Skip every image and restate the data word for word.

┏━━

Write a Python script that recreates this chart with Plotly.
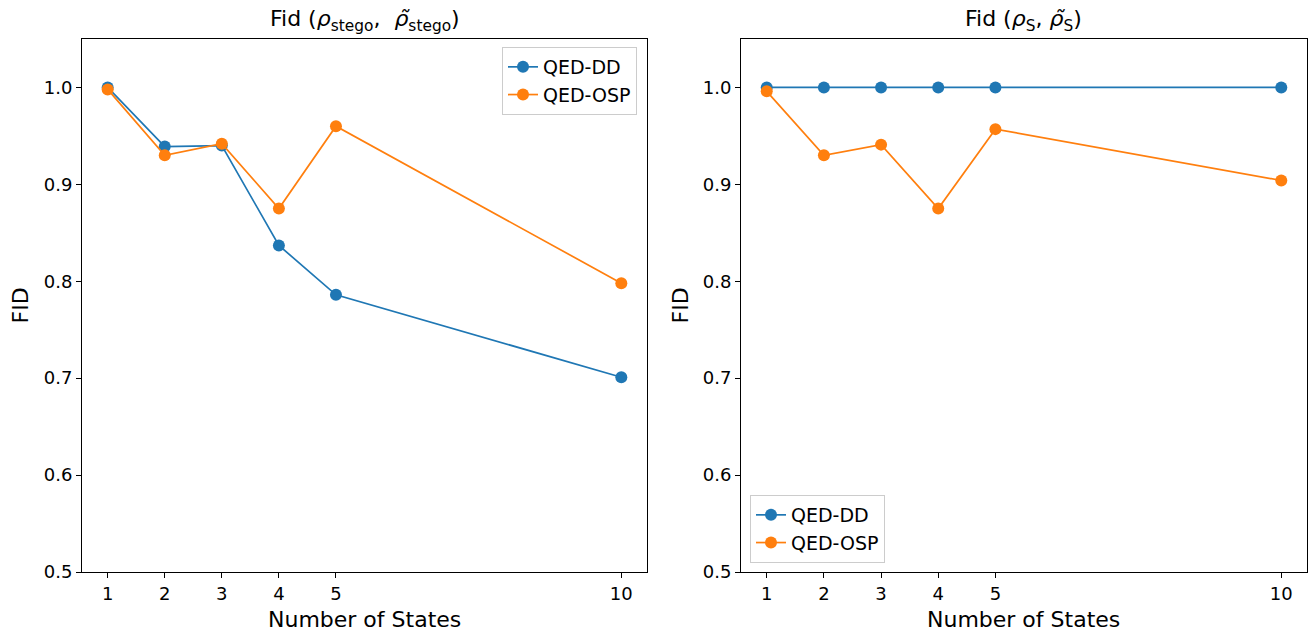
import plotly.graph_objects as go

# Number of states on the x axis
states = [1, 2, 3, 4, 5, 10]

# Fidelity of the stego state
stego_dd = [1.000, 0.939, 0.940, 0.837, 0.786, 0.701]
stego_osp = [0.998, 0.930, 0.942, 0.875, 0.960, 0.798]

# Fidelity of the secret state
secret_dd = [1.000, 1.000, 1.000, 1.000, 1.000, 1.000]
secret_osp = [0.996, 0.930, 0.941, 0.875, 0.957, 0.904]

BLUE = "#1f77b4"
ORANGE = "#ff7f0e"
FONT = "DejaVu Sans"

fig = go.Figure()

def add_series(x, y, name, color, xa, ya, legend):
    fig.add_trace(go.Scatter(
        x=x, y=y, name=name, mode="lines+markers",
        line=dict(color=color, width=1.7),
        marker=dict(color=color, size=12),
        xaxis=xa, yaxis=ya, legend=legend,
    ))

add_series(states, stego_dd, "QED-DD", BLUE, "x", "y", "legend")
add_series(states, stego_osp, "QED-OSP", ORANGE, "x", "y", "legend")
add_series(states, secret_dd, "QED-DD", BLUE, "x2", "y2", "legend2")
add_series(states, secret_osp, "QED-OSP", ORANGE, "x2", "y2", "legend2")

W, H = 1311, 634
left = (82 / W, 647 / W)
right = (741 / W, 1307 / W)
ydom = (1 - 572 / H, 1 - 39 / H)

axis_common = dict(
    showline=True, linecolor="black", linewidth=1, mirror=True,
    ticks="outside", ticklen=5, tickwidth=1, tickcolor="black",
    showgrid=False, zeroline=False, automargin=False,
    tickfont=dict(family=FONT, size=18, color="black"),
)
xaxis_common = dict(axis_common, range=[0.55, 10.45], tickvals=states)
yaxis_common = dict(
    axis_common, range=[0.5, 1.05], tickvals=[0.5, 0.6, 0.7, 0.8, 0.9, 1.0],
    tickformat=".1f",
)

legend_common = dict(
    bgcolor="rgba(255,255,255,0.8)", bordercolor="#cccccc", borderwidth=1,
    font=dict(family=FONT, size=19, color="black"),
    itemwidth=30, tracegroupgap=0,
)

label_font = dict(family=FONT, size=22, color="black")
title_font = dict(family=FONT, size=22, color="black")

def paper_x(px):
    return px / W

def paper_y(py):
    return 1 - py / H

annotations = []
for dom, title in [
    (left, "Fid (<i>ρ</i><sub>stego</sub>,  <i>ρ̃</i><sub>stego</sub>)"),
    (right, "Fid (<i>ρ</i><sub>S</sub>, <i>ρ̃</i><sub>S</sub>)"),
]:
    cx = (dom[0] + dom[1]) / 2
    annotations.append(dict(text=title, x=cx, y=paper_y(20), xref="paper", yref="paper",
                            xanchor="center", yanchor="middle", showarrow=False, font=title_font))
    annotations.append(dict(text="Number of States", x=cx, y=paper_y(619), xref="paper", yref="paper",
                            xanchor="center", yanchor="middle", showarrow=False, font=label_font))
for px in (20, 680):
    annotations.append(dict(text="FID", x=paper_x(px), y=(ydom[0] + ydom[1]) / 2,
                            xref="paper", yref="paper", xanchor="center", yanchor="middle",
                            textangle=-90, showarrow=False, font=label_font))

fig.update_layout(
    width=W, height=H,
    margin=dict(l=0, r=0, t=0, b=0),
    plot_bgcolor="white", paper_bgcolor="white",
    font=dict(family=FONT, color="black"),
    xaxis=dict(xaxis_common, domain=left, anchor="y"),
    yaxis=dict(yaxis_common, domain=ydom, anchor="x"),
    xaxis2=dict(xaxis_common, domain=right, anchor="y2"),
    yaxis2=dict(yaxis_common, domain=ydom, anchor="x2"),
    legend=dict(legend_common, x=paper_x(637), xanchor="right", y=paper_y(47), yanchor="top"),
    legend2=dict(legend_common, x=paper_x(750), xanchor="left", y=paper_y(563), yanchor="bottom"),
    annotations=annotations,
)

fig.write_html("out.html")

┗━━

● Written reply
Write a Python script that recreates this chart with Plotly.
import plotly.graph_objects as go

# Number of states on the x axis
states = [1, 2, 3, 4, 5, 10]

# Fidelity of the stego state
stego_dd = [1.000, 0.939, 0.940, 0.837, 0.786, 0.701]
stego_osp = [0.998, 0.930, 0.942, 0.875, 0.960, 0.798]

# Fidelity of the secret state
secret_dd = [1.000, 1.000, 1.000, 1.000, 1.000, 1.000]
secret_osp = [0.996, 0.930, 0.941, 0.875, 0.957, 0.904]

BLUE = "#1f77b4"
ORANGE = "#ff7f0e"
FONT = "DejaVu Sans"

fig = go.Figure()

def add_series(x, y, name, color, xa, ya, legend):
    fig.add_trace(go.Scatter(
        x=x, y=y, name=name, mode="lines+markers",
        line=dict(color=color, width=1.7),
        marker=dict(color=color, size=12),
        xaxis=xa, yaxis=ya, legend=legend,
    ))

add_series(states, stego_dd, "QED-DD", BLUE, "x", "y", "legend")
add_series(states, stego_osp, "QED-OSP", ORANGE, "x", "y", "legend")
add_series(states, secret_dd, "QED-DD", BLUE, "x2", "y2", "legend2")
add_series(states, secret_osp, "QED-OSP", ORANGE, "x2", "y2", "legend2")

W, H = 1311, 634
left = (82 / W, 647 / W)
right = (741 / W, 1307 / W)
ydom = (1 - 572 / H, 1 - 39 / H)

axis_common = dict(
    showline=True, linecolor="black", linewidth=1, mirror=True,
    ticks="outside", ticklen=5, tickwidth=1, tickcolor="black",
    showgrid=False, zeroline=False, automargin=False,
    tickfont=dict(family=FONT, size=18, color="black"),
)
xaxis_common = dict(axis_common, range=[0.55, 10.45], tickvals=states)
yaxis_common = dict(
    axis_common, range=[0.5, 1.05], tickvals=[0.5, 0.6, 0.7, 0.8, 0.9, 1.0],
    tickformat=".1f",
)

legend_common = dict(
    bgcolor="rgba(255,255,255,0.8)", bordercolor="#cccccc", borderwidth=1,
    font=dict(family=FONT, size=19, color="black"),
    itemwidth=30, tracegroupgap=0,
)

label_font = dict(family=FONT, size=22, color="black")
title_font = dict(family=FONT, size=22, color="black")

def paper_x(px):
    return px / W

def paper_y(py):
    return 1 - py / H

annotations = []
for dom, title in [
    (left, "Fid (<i>ρ</i><sub>stego</sub>,  <i>ρ̃</i><sub>stego</sub>)"),
    (right, "Fid (<i>ρ</i><sub>S</sub>, <i>ρ̃</i><sub>S</sub>)"),
]:
    cx = (dom[0] + dom[1]) / 2
    annotations.append(dict(text=title, x=cx, y=paper_y(20), xref="paper", yref="paper",
                            xanchor="center", yanchor="middle", showarrow=False, font=title_font))
    annotations.append(dict(text="Number of States", x=cx, y=paper_y(619), xref="paper", yref="paper",
                            xanchor="center", yanchor="middle", showarrow=False, font=label_font))
for px in (20, 680):
    annotations.append(dict(text="FID", x=paper_x(px), y=(ydom[0] + ydom[1]) / 2,
                            xref="paper", yref="paper", xanchor="center", yanchor="middle",
                            textangle=-90, showarrow=False, font=label_font))

fig.update_layout(
    width=W, height=H,
    margin=dict(l=0, r=0, t=0, b=0),
    plot_bgcolor="white", paper_bgcolor="white",
    font=dict(family=FONT, color="black"),
    xaxis=dict(xaxis_common, domain=left, anchor="y"),
    yaxis=dict(yaxis_common, domain=ydom, anchor="x"),
    xaxis2=dict(xaxis_common, domain=right, anchor="y2"),
    yaxis2=dict(yaxis_common, domain=ydom, anchor="x2"),
    legend=dict(legend_common, x=paper_x(637), xanchor="right", y=paper_y(47), yanchor="top"),
    legend2=dict(legend_common, x=paper_x(750), xanchor="left", y=paper_y(563), yanchor="bottom"),
    annotations=annotations,
)

fig.write_html("out.html")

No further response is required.